Экзистенциальная традиция в русской литературе XX века. Диалоги на границах столетий (Заманская) - страница 132

В романе Арцыбашева как будто столкнулись два типа романа: традиционный реалистический XIX века и прообраз эротического романа века XX. Антидиалогизм «Санина» по отношению к классическому роману почти не скрывается и на уровне содержательном, и на уровне формальном. К классическим пластам относятся спокойно эпическая манера изложения; конструирование сюжета соединением приемов семейного романа (Санин – Лидия – Мария Ивановна) с интригой любовного романа (Санин – Карсавина, Лидия – Зарудин) и с конфликтом романа общественно-политического (Новиков – Семенов – Иванов); деятельный психологизм (динамика «Санина» – динамика событий, поступков, действий); классические приемы создания основных конструктивных элементов композиции (пейзаж, портрет, интерьер, диалог); мотивированная и продуктивная смена эмоциональных планов (сцена смерти Семенова; эротические сцены и т. д.). Перечисленные элементы вполне диалогичны с различными модификациями русского классического романа XIX века от Лермонтова до Толстого. Но начисто опровергает эту диалогическую с XIX веком форму лишь один пласт романа. Его аморализм находится в преднамеренно антидиалогических отношениях с любовью классического образца. Эротический вариант любви – это уже палитра XX века.

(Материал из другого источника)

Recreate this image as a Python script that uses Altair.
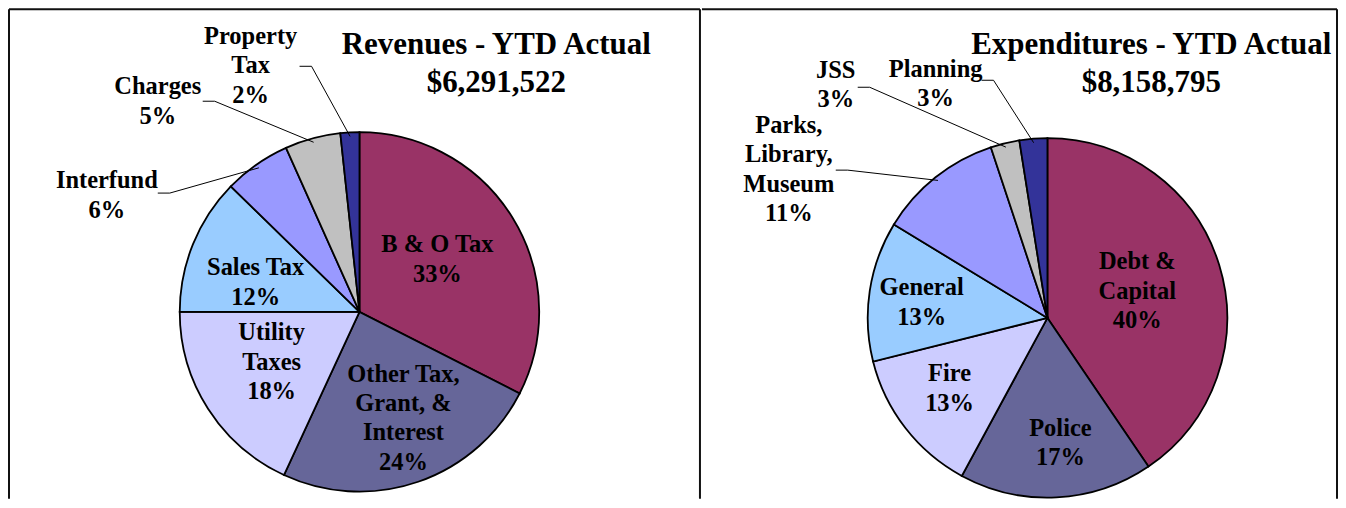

Именно аморализм «Санина» вызвал бурю нападок на писателя. Однако «Санин» далеко не одинок в оспаривании истин XIX века. Эротизм внес своеобразный колорит и придал неповторимое обаяние историческим сюжетам символистов Брюсова («Огненный ангел», «Алтарь победы», «Юпитер поверженный») и Мережковского (трилогия «Xристос и Антихрист»); эротического элемента не лишена и современность в «Петербурге» Андрея Белого. Не менее откровенно формирует мораль нового века, заменяя любовь эротикой, поэзия Брюсова 1890-х годов. Не отказывается посмаковать мотив «грозовой» встречи королевы и пажа И. Северянин. И даже весьма традиционные варианты ахматовской любви, где «салонная» ситуация ничего не называет, но ничего и не исключает, предполагают эротическую ситуацию, таинственно-недосказанную, завуалированную, сладостно-интригующую. Чуть позже еще более откровенно назовет вещи своими именами В. Маяковский… В таком контексте не могут не удивлять те претензии и обвинения в «аморализме», которые слышал от своих современников М. Арцыбашев. Но чтобы понять Арцыбашева, необходимо увидеть его в рамках того времени, когда он жил и творил.

Может быть, претензии автору и предъявлялись не по причине откровенной эротической окраски романа, а потому, что читатель и критика ощутили, что он посягает на нерушимую «традицию», на то, что обозначается художественным сознанием эпохи. Мера посягательства обусловила меру ответной реакции. А поскольку сюжеты, типы, проблемы художественного сознания XIX века Арцыбашевым ставятся под сомнение и даже откровенно оспариваются, то и воспринималась эта «картина эпохи» современным читателем едва ли не как преднамеренное кощунство, издевательство над нормами – но не только морали, а способа мышления.